(In 8 rarely cordelier). [Sp. = mountain-chain, the running along of a rocke in great length (Minsheu, 1599), f. cordilla, in OSp. string, rope, dim. of cuerda:L. chorda cord, rope.]
A mountain chain or ridge, one of a series of parallel ridges; in pl. applied originally by the Spaniards to the parallel chains of the Andes in South America (las Cordilleras de los Andes), subsequently extended to the continuation of the same system through Central America and Mexico.
Some geographers in the U. S. have proposed to transfer the name to the more or less parallel chains of the Rocky Mountains and Sierra Nevada, with their intervening ridges and tablelands, termed by them the Cordilleran region; but this is not approved of by European geographers.
1704. Collect. Voy. (Church.), III. 12/1. The Cordillera grows rougher.
1796. Morse, Amer. Geog., I. 60. Pinchinca, one of the Cordeliers, immediately under the line.
1816. Keatinge, Trav. (1817), I. 212. A cordillera and an atom are wielded or cast with equal facility by her [Natures] powerful hand.
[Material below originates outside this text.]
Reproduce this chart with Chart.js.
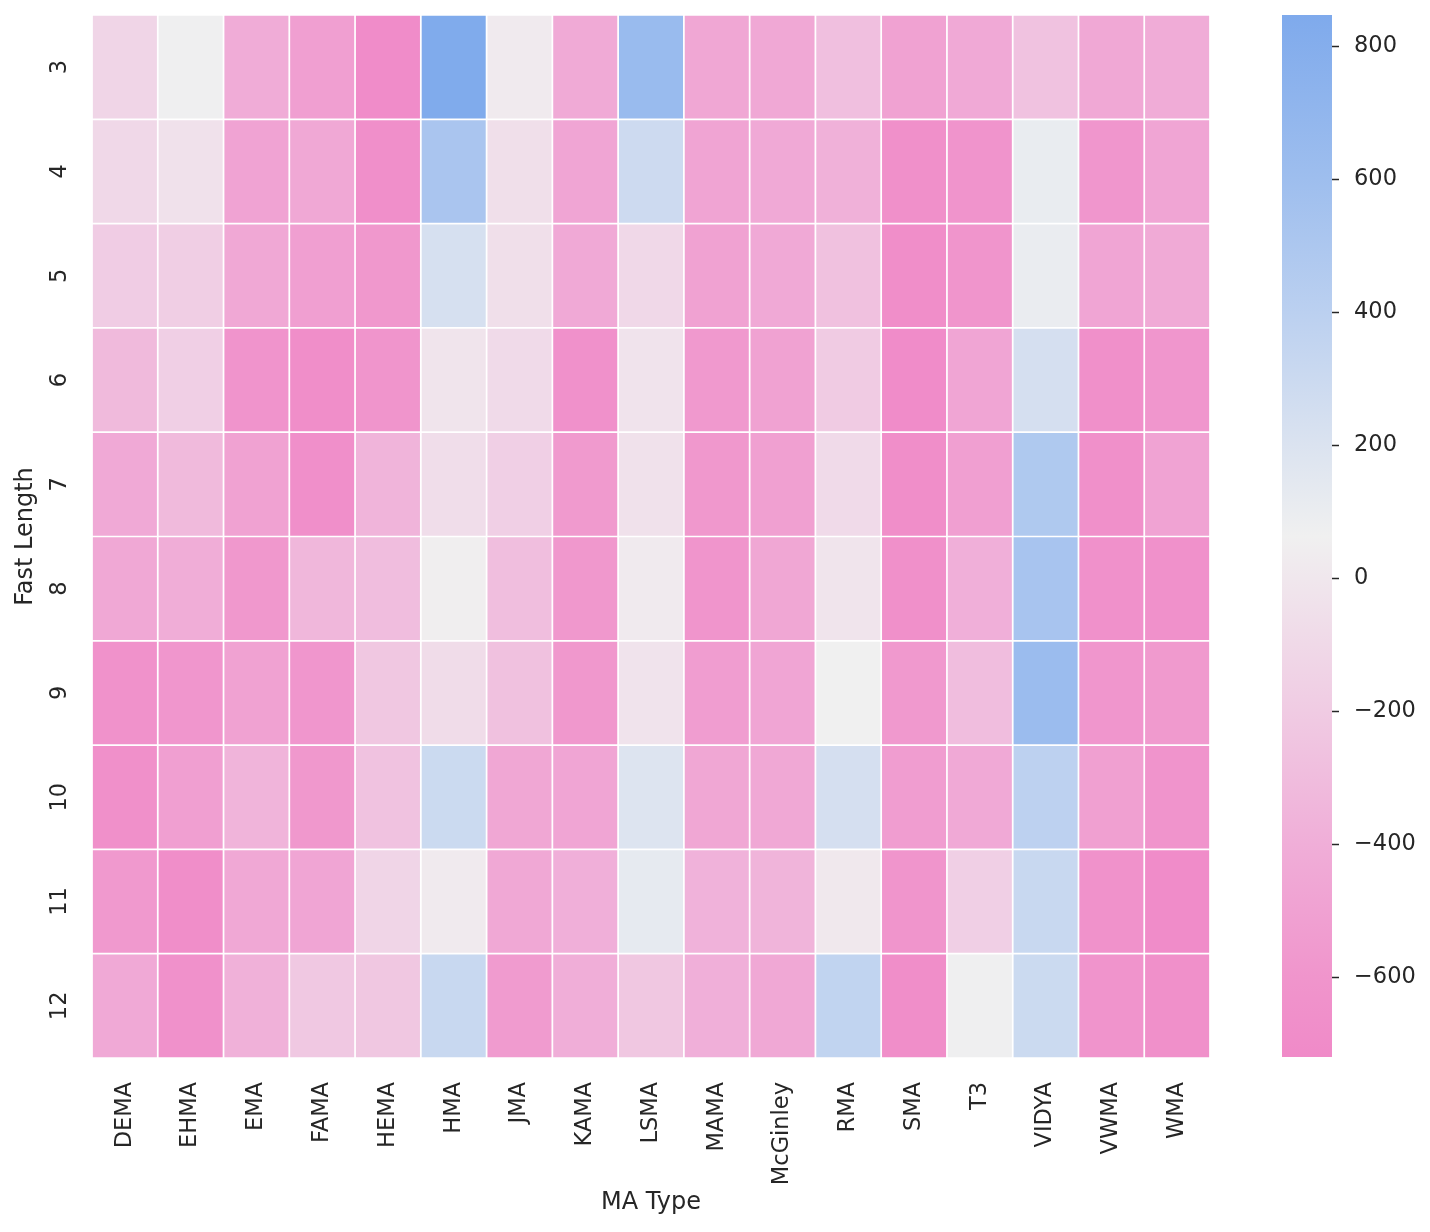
<!DOCTYPE html>
<html>
<head>
<meta charset="utf-8">
<script src="https://cdn.jsdelivr.net/npm/chart.js@4"></script>
<style>
  html, body { margin: 0; padding: 0; background: #fff; }
  #wrap { position: relative; width: 1430px; height: 1232px; }
  #heatmap { position: absolute; left: 0; top: 0; }
  #colorbar { position: absolute; left: 1240px; top: 0; }
</style>
</head>
<body>
<div id="wrap">
  <canvas id="heatmap" width="1240" height="1232"></canvas>
  <canvas id="colorbar" width="190" height="1232"></canvas>
</div>
<script>
const MA_TYPES = ['DEMA', 'EHMA', 'EMA', 'FAMA', 'HEMA', 'HMA', 'JMA', 'KAMA', 'LSMA', 'MAMA',
                  'McGinley', 'RMA', 'SMA', 'T3', 'VIDYA', 'VWMA', 'WMA'];
const FAST_LENGTHS = [3, 4, 5, 6, 7, 8, 9, 10, 11, 12];

// one array per fast length, in MA_TYPES order
const fast3  = [-130,   70, -420, -520, -700,  840,   20, -430,  640, -460, -450, -280, -500, -440, -260, -450, -420];
const fast4  = [-110,  -40, -490, -450, -670,  520,  -60, -470,  290, -480, -440, -380, -660, -610,  110, -590, -470];
const fast5  = [-190, -180, -450, -520, -580,  230,  -60, -440, -110, -500, -440, -270, -680, -600,  100, -470, -430];
const fast6  = [-320, -170, -610, -680, -600,  -20,  -90, -640,  -30, -570, -500, -200, -700, -470,  240, -650, -590];
const fast7  = [-440, -320, -500, -670, -360,  -70, -170, -560,  -40, -580, -510,  -90, -680, -520,  480, -660, -490];
const fast8  = [-450, -410, -580, -340, -300,   50, -290, -580,   20, -600, -460,  -20, -660, -390,  530, -640, -640];
const fast9  = [-630, -590, -500, -590, -230,  -80, -270, -580,  -30, -540, -470,   60, -570, -300,  620, -590, -560];
const fast10 = [-660, -520, -360, -580, -260,  300, -460, -470,  190, -460, -450,  240, -540, -440,  390, -510, -610];
const fast11 = [-570, -680, -450, -470, -130,   20, -450, -390,  130, -370, -360,   10, -600, -170,  320, -630, -700];
const fast12 = [-440, -640, -380, -220, -230,  320, -550, -400, -230, -390, -450,  360, -680,   70,  300, -610, -650];
const ROWS = [fast3, fast4, fast5, fast6, fast7, fast8, fast9, fast10, fast11, fast12];

const V_MIN = -720;
const V_MAX = 847;
const COLORBAR_TICKS = [-600, -400, -200, 0, 200, 400, 600, 800];

// diverging pink -> light grey -> blue
const COLOR_STOPS = [
    [-720, [240, 138, 200]],
    [-600, [240, 149, 204]],
    [-400, [240, 174, 216]],
    [-200, [240, 203, 227]],
    [0,    [240, 231, 237]],
    [63,   [240, 240, 240]],
    [200,  [219, 227, 240]],
    [400,  [187, 208, 240]],
    [600,  [158, 190, 238]],
    [847,  [127, 170, 236]]
];

function valueColor(v) {
    v = Math.max(V_MIN, Math.min(V_MAX, v));
    for (let i = 1; i < COLOR_STOPS.length; i++) {
        const [v1, c1] = COLOR_STOPS[i];
        const [v0, c0] = COLOR_STOPS[i - 1];
        if (v <= v1) {
            const t = (v - v0) / (v1 - v0);
            const c = c0.map((x, k) => Math.round(x + (c1[k] - x) * t));
            return `rgb(${c[0]}, ${c[1]}, ${c[2]})`;
        }
    }
    return `rgb(${COLOR_STOPS[COLOR_STOPS.length - 1][1].join(',')})`;
}

// stop the axes from pushing the plot area in for their edge labels
function noEdgePadding(scale) {
    scale.paddingTop = 0;
    scale.paddingBottom = 0;
    scale.paddingLeft = 0;
    scale.paddingRight = 0;
}

const TEXT = '#262626';
Chart.defaults.font.family = "'DejaVu Sans', sans-serif";
Chart.defaults.font.size = 22.5;
Chart.defaults.color = TEXT;
Chart.defaults.animation = false;

new Chart(document.getElementById('heatmap').getContext('2d'), {
    type: 'bar',
    data: {
        labels: MA_TYPES,
        datasets: FAST_LENGTHS.map((len, i) => ({
            label: String(len),
            data: MA_TYPES.map(() => [i, i + 1]),
            backgroundColor: ROWS[i].map(valueColor),
            borderColor: '#ffffff',
            borderWidth: 1.2,
            borderSkipped: false,
            grouped: false,
            barPercentage: 1,
            categoryPercentage: 1
        }))
    },
    options: {
        responsive: false,
        layout: { padding: { top: 15, right: 30, left: 0, bottom: 0 } },
        plugins: {
            legend: { display: false },
            tooltip: { enabled: false }
        },
        scales: {
            x: {
                grid: { display: false, drawTicks: false },
                border: { display: false },
                ticks: { minRotation: 90, maxRotation: 90, padding: 24, autoSkip: false },
                title: { display: true, text: 'MA Type', font: { size: 24 }, padding: { bottom: 15 } },
                afterFit: (scale) => { scale.height = 174; noEdgePadding(scale); }
            },
            y: {
                min: 0,
                max: FAST_LENGTHS.length,
                reverse: true,
                grid: { display: false, drawTicks: false },
                border: { display: false },
                afterBuildTicks: (axis) => {
                    axis.ticks = FAST_LENGTHS.map((_, i) => ({ value: i + 0.5 }));
                },
                ticks: {
                    minRotation: 90,
                    maxRotation: 90,
                    crossAlign: 'center',
                    padding: 18,
                    autoSkip: false,
                    callback: (value, index) => String(FAST_LENGTHS[index])
                },
                title: { display: true, text: 'Fast Length', font: { size: 24 }, padding: { top: 11 } },
                afterFit: (scale) => { scale.width = 92; noEdgePadding(scale); }
            }
        }
    }
});

new Chart(document.getElementById('colorbar').getContext('2d'), {
    type: 'bar',
    data: {
        labels: [''],
        datasets: [{
            data: [[V_MIN, V_MAX]],
            backgroundColor: (ctx) => {
                const chart = ctx.chart;
                if (!chart.chartArea) return null;
                const y = chart.scales.y;
                const g = chart.ctx.createLinearGradient(0, y.getPixelForValue(V_MIN), 0, y.getPixelForValue(V_MAX));
                COLOR_STOPS.forEach(([v, c]) => {
                    g.addColorStop((v - V_MIN) / (V_MAX - V_MIN), `rgb(${c[0]}, ${c[1]}, ${c[2]})`);
                });
                return g;
            },
            borderWidth: 0,
            barPercentage: 1,
            categoryPercentage: 1
        }]
    },
    options: {
        responsive: false,
        layout: { padding: { top: 15, left: 42, right: 0, bottom: 175 } },
        plugins: {
            legend: { display: false },
            tooltip: { enabled: false }
        },
        scales: {
            x: { display: false },
            y: {
                position: 'right',
                min: V_MIN,
                max: V_MAX,
                border: { display: false },
                grid: {
                    drawOnChartArea: false,
                    drawTicks: true,
                    tickLength: 7,
                    tickWidth: 1.5,
                    tickColor: TEXT
                },
                afterBuildTicks: (axis) => {
                    axis.ticks = COLORBAR_TICKS.map(v => ({ value: v }));
                },
                ticks: {
                    padding: 15,
                    autoSkip: false,
                    callback: (v) => v < 0 ? '\u2212' + Math.abs(v) : String(v)
                },
                afterFit: (scale) => { scale.width = 98; noEdgePadding(scale); }
            }
        }
    }
});
</script>
</body>
</html>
1833. Penny Cycl., I. 519/1. (s.v. Andes) At the northern limit of the group of Loxa the main range divides into two subordinate chains, or cordilleras.
1879. Dana, Man. Geol. (ed. 3), 15. A cordillera includes all the mountain-chains in the whole great belt of high land that borders a continent.
fig. 1781. Archer, in Naval Chron., XI. 290. The ship upon a bed of rocks, mountains of them on one side, and cordeliers of water on the other.